You can always use a symlink/hard link to the network device, then your client will only see a local path.
I’ve done this in Windows forever because unlike Linux, Windows apps have historically been picky about network shares (not all, but many, especially in the 90’s). Linux stuff usually is a lot more flexible with paths, which is why I’m perplexed you’re seeing this issue today.
What’s your setup? Do you have a NAS? What network access does it use/are you using? Samba? NFS?
Some details about the setup will help us see where it’s potentially going sideways
There’s plenty of ways to make it happen. Odd that you’re having an issue at all - does your torrent client just not like network mounts?
You can always use a symlink/hard link to the network device, then your client will only see a local path.
This is exactly how I would have expected it to work. I’ve tried every client I could (qbTorrent, deluge, transmission, might have been a few more).
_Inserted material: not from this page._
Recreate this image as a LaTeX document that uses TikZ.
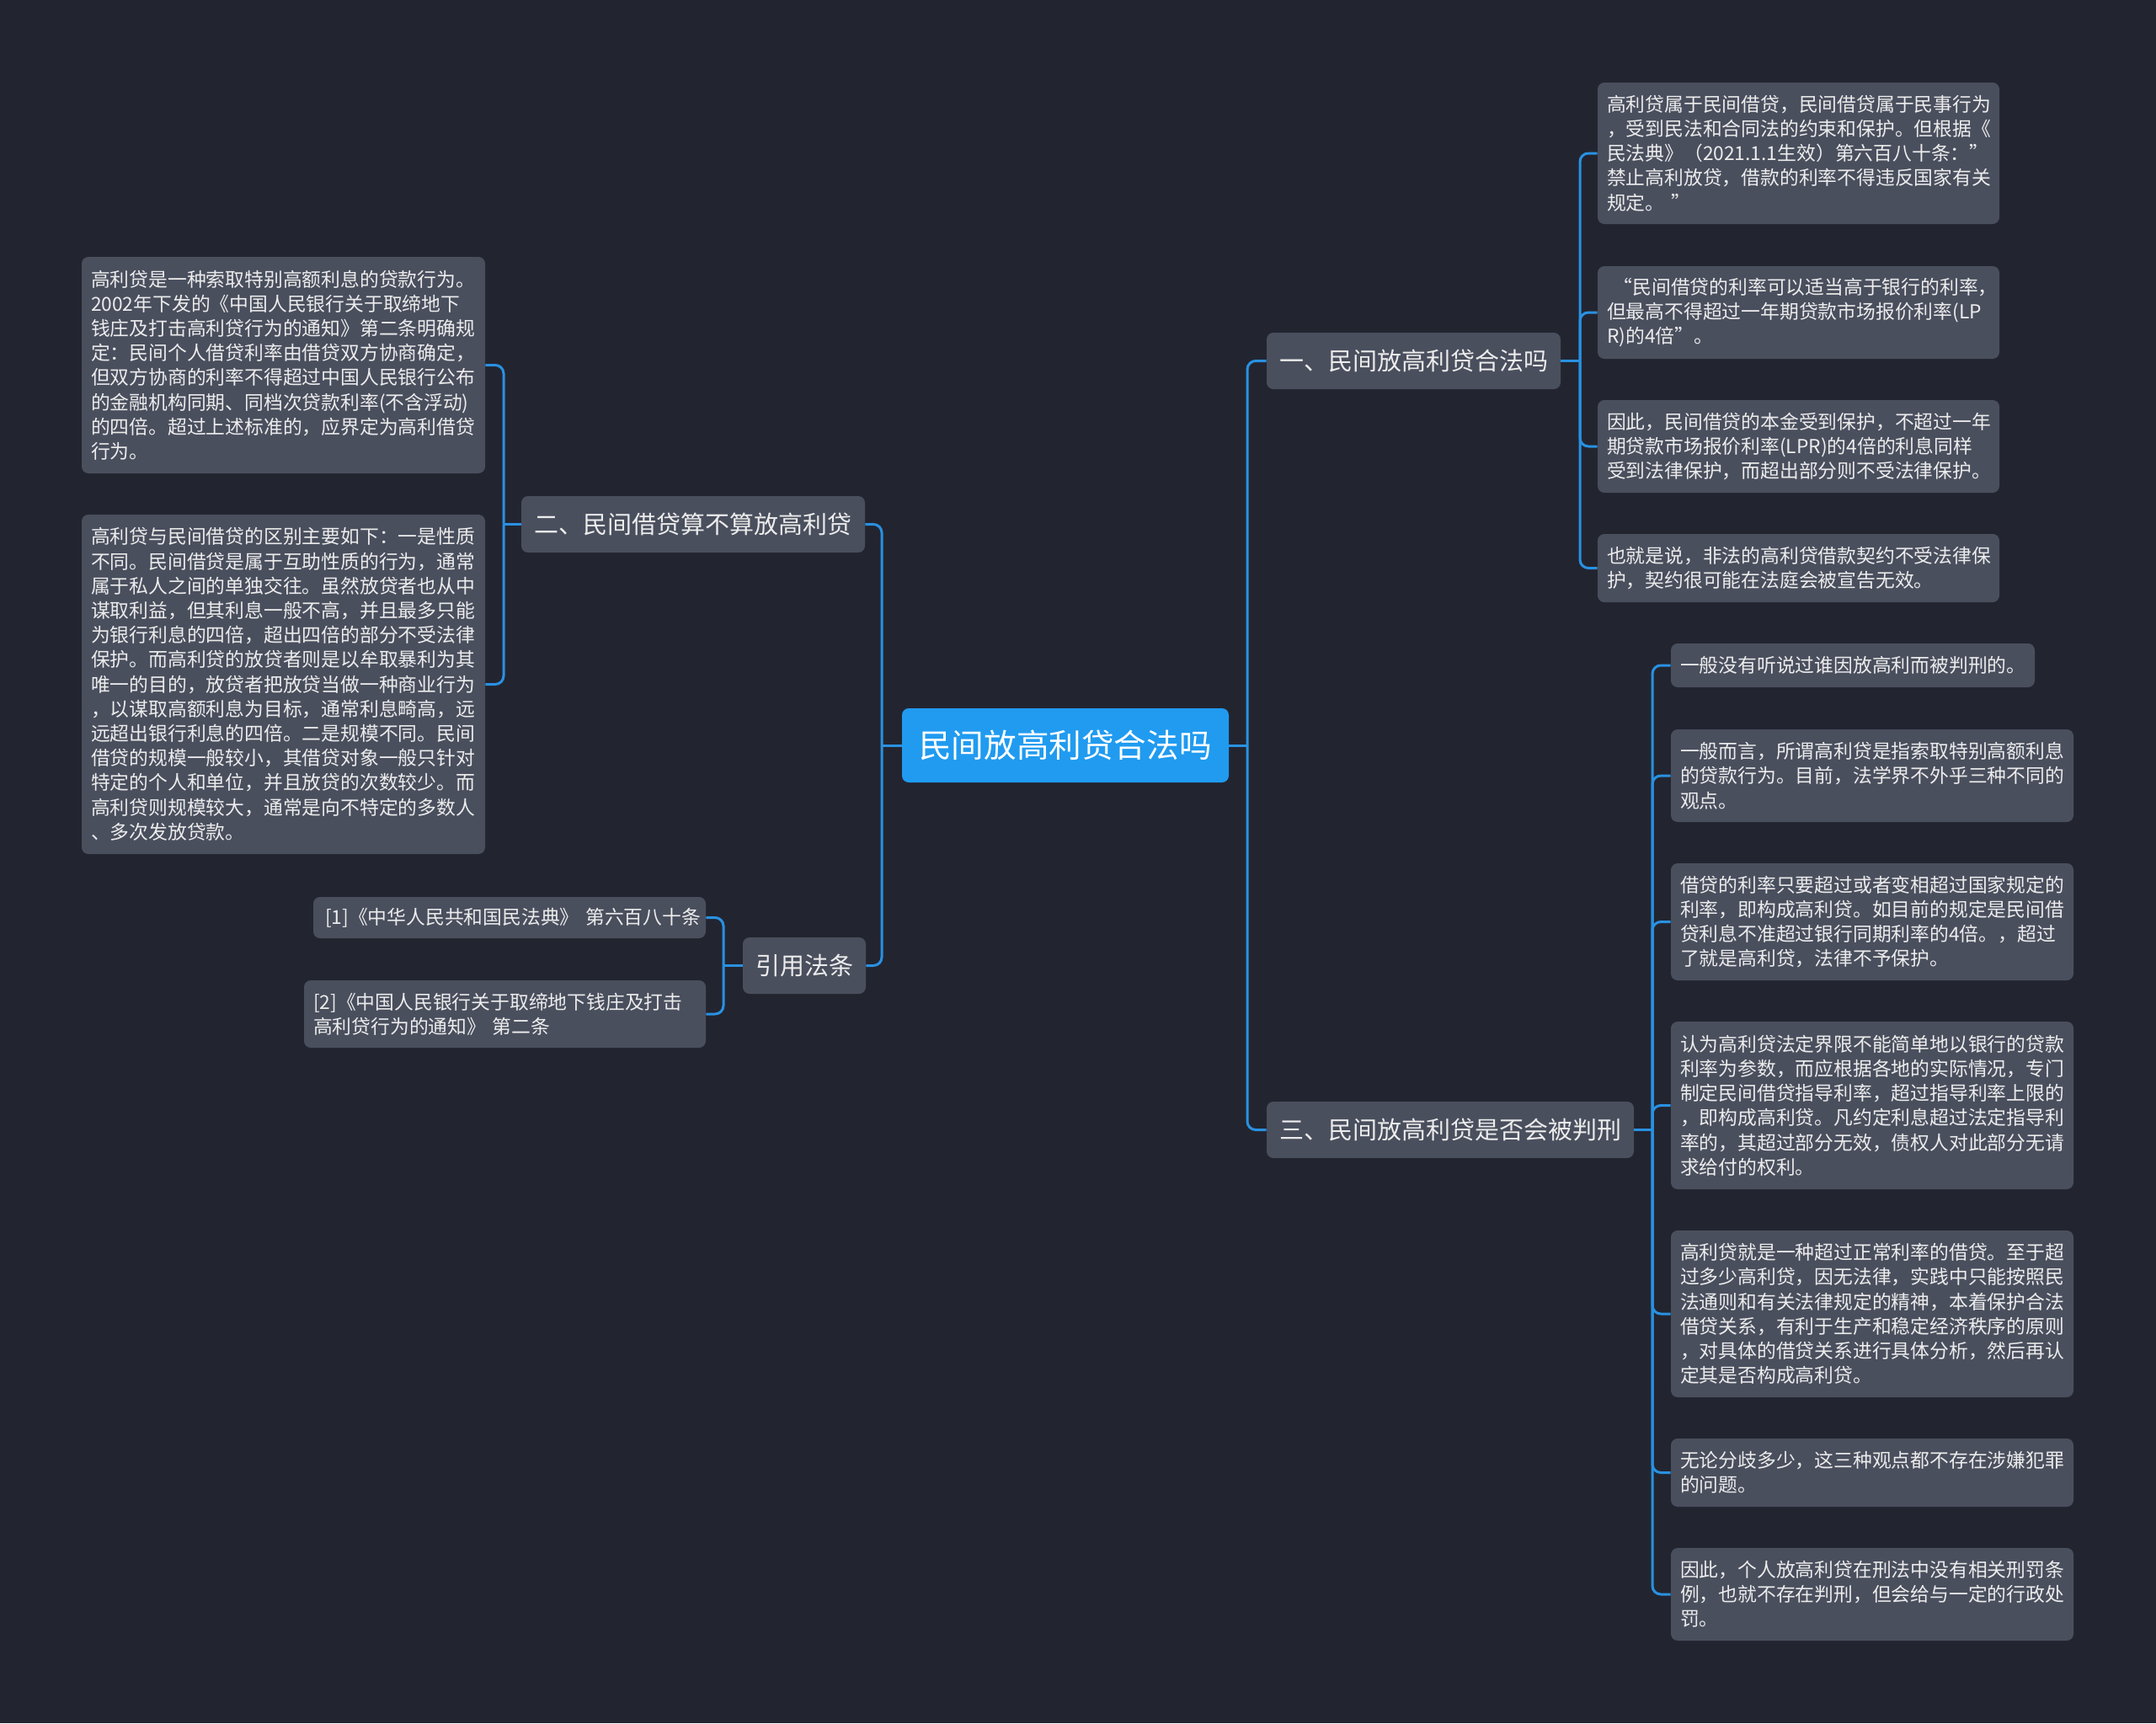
\documentclass[tikz,border=0pt]{standalone}
\usepackage{fontspec}
\setmainfont{Noto Sans CJK SC}
\definecolor{bgc}{RGB}{34,37,48}
\definecolor{nodefill}{RGB}{74,79,94}
\definecolor{linec}{RGB}{41,145,226}
\definecolor{rootc}{RGB}{32,155,240}
\definecolor{txtc}{RGB}{236,236,236}
\tikzset{
  leaf/.style={fill=nodefill, rounded corners=4pt, text=txtc, font=\fontsize{11.4}{14.6}\selectfont, align=left, inner xsep=5.5pt, inner ysep=0pt, anchor=center},
  branch/.style={fill=nodefill, rounded corners=4pt, text=txtc, font=\fontsize{14.5}{18}\selectfont, align=center, inner sep=0pt, minimum height=33.5pt, anchor=center},
  rootbox/.style={fill=rootc, rounded corners=4pt, text=white, font=\fontsize{19.3}{24}\selectfont, align=center, inner sep=0pt, minimum width=194pt, minimum height=44pt, anchor=center},
  conn/.style={draw=linec, line width=1.5pt, rounded corners=5pt}
}
\begin{document}
\begin{tikzpicture}[x=0.5pt,y=-0.5pt]
\fill[bgc] (0,0) rectangle (2560,2046);
\useasboundingbox (0,0) rectangle (2560,2046);

% root
\node[rootbox] (root) at (1265,885) {民间放高利贷合法吗};

% branches
\node[branch, minimum width=174.5pt] (b1) at (1678.5,428.5) {一、民间放高利贷合法吗};
\node[branch, minimum width=218pt] (b3) at (1722,1341.5) {三、民间放高利贷是否会被判刑};
\node[branch, minimum width=204pt] (b2) at (823,622.5) {二、民间借贷算不算放高利贷};
\node[branch, minimum width=73pt] (b4) at (955,1146.5) {引用法条};

% right leaves of b1
\node[leaf, text width=227.5pt, minimum height=84pt] (r1) at (2135.5,182) {高利贷属于民间借贷，民间借贷属于民事行为\\，受到民法和合同法的约束和保护。但根据《\\民法典》（2021.1.1生效）第六百八十条：”\\禁止高利放贷，借款的利率不得违反国家有关\\规定。~”};
\node[leaf, text width=227.5pt, minimum height=55pt] (r2) at (2135.5,371) {~“民间借贷的利率可以适当高于银行的利率，\\但最高不得超过一年期贷款市场报价利率(LP\\R)的4倍”。};
\node[leaf, text width=227.5pt, minimum height=55pt] (r3) at (2135.5,530) {因此，民间借贷的本金受到保护，不超过一年\\期贷款市场报价利率(LPR)的4倍的利息同样\\受到法律保护，而超出部分则不受法律保护。};
\node[leaf, text width=227.5pt, minimum height=40.5pt] (r4) at (2135.5,674.5) {也就是说，非法的高利贷借款契约不受法律保\\护，契约很可能在法庭会被宣告无效。};

% right leaves of b3
\node[leaf, text width=205pt, minimum height=26pt] (s1) at (2200,790) {一般没有听说过谁因放高利而被判刑的。};
\node[leaf, text width=228pt, minimum height=55pt] (s2) at (2223,921) {一般而言，所谓高利贷是指索取特别高额利息\\的贷款行为。目前，法学界不外乎三种不同的\\观点。};
\node[leaf, text width=228pt, minimum height=69.5pt] (s3) at (2223,1094.5) {借贷的利率只要超过或者变相超过国家规定的\\利率，即构成高利贷。如目前的规定是民间借\\贷利息不准超过银行同期利率的4倍。，超过\\了就是高利贷，法律不予保护。};
\node[leaf, text width=228pt, minimum height=99.5pt] (s4) at (2223,1312.5) {认为高利贷法定界限不能简单地以银行的贷款\\利率为参数，而应根据各地的实际情况，专门\\制定民间借贷指导利率，超过指导利率上限的\\，即构成高利贷。凡约定利息超过法定指导利\\率的，其超过部分无效，债权人对此部分无请\\求给付的权利。};
\node[leaf, text width=228pt, minimum height=99pt] (s5) at (2223,1560) {高利贷就是一种超过正常利率的借贷。至于超\\过多少高利贷，因无法律，实践中只能按照民\\法通则和有关法律规定的精神，本着保护合法\\借贷关系，有利于生产和稳定经济秩序的原则\\，对具体的借贷关系进行具体分析，然后再认\\定其是否构成高利贷。};
\node[leaf, text width=228pt, minimum height=40.5pt] (s6) at (2223,1748.5) {无论分歧多少，这三种观点都不存在涉嫌犯罪\\的问题。};
\node[leaf, text width=228pt, minimum height=55pt] (s7) at (2223,1893) {因此，个人放高利贷在刑法中没有相关刑罚条\\例，也就不存在判刑，但会给与一定的行政处\\罚。};

% left leaves of b2
\node[leaf, text width=228.5pt, minimum height=128.5pt] (l1) at (336.5,433.5) {高利贷是一种索取特别高额利息的贷款行为。\\2002年下发的《中国人民银行关于取缔地下\\钱庄及打击高利贷行为的通知》第二条明确规\\定：民间个人借贷利率由借贷双方协商确定，\\但双方协商的利率不得超过中国人民银行公布\\的金融机构同期、同档次贷款利率(不含浮动)\\的四倍。超过上述标准的，应界定为高利借贷\\行为。};
\node[leaf, text width=228.5pt, minimum height=201.5pt] (l2) at (336.5,812.5) {高利贷与民间借贷的区别主要如下：一是性质\\不同。民间借贷是属于互助性质的行为，通常\\属于私人之间的单独交往。虽然放贷者也从中\\谋取利益，但其利息一般不高，并且最多只能\\为银行利息的四倍，超出四倍的部分不受法律\\保护。而高利贷的放贷者则是以牟取暴利为其\\唯一的目的，放贷者把放贷当做一种商业行为\\，以谋取高额利息为目标，通常利息畸高，远\\远超出银行利息的四倍。二是规模不同。民间\\借贷的规模一般较小，其借贷对象一般只针对\\特定的个人和单位，并且放贷的次数较少。而\\高利贷则规模较大，通常是向不特定的多数人\\、多次发放贷款。};

% left leaves of b4
\node[leaf, text width=222pt, minimum height=24.5pt] (c1) at (605,1089.5) {\hspace*{1.5pt}[1]《中华人民共和国民法典》~第六百八十条};
\node[leaf, text width=227.5pt, minimum height=40pt] (c2) at (599.5,1204) {[2]《中国人民银行关于取缔地下钱庄及打击\\高利贷行为的通知》~第二条};

% junctions
\coordinate (jR) at (1481,885);
\coordinate (jL) at (1047,885);
\coordinate (j1) at (1876,428.5);
\coordinate (j3) at (1962,1341.5);
\coordinate (j2) at (598,622.5);
\coordinate (j4) at (859,1146.5);

% connectors root
\draw[conn] (root.east) -- (jR);
\draw[conn] (jR) |- (b1.west);
\draw[conn] (jR) |- (b3.west);
\draw[conn] (root.west) -- (jL);
\draw[conn] (jL) |- (b2.east);
\draw[conn] (jL) |- (b4.east);

% b1
\draw[conn] (b1.east) -- (j1);
\foreach \n in {r1,r2,r3,r4} \draw[conn] (j1) |- (\n.west);
% b3
\draw[conn] (b3.east) -- (j3);
\foreach \n in {s1,s2,s3,s4,s5,s6,s7} \draw[conn] (j3) |- (\n.west);
% b2
\draw[conn] (b2.west) -- (j2);
\foreach \n in {l1,l2} \draw[conn] (j2) |- (\n.east);
% b4
\draw[conn] (b4.west) -- (j4);
\foreach \n in {c1,c2} \draw[conn] (j4) |- (\n.east);
\end{tikzpicture}
\end{document}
I tried hard links, smb, yep. All of it. And the deeper I went the more of an issue it seemed to be. I genuinely can-not comprehend how a torrent client wouldn’t just work with a network drive. I stopped trying to fix the issue because I’m now downloading the torrent using my NAS client (again, NOT my preferred approach. I don’t want my NAS doing anything other than being a NAS).
Transmission and QBittorrent definitely work with at least NFS and 99% also with SMB (SMB has crappy performance compared to NFS). NAS client sounds suspicios. Some of them still are using SMB1 which is slow as fuck and full of security flaws. I’d use some network tool like ifconfig (Debian based distros) or iptraf or, depending on your hardware, ethtool, mii-tool or the like.
NAS client sounds suspicios.
Yeah, I hate that I’m doing it. But I couldn’t afford taking more time than I had already invested.
I’ll try the NFS mount option. Thats something I haven’t’ tried yet.
Interesting. Might be a file locking issue with SMB. I didn’t think of it before but a torrent download needs to be open to read and write until completed whith permanent changes to the open file. I would not assume SMB1 do handle that too well.
The torremt client should not even remotely deal with file systems or mounts. Not the application layer’s business.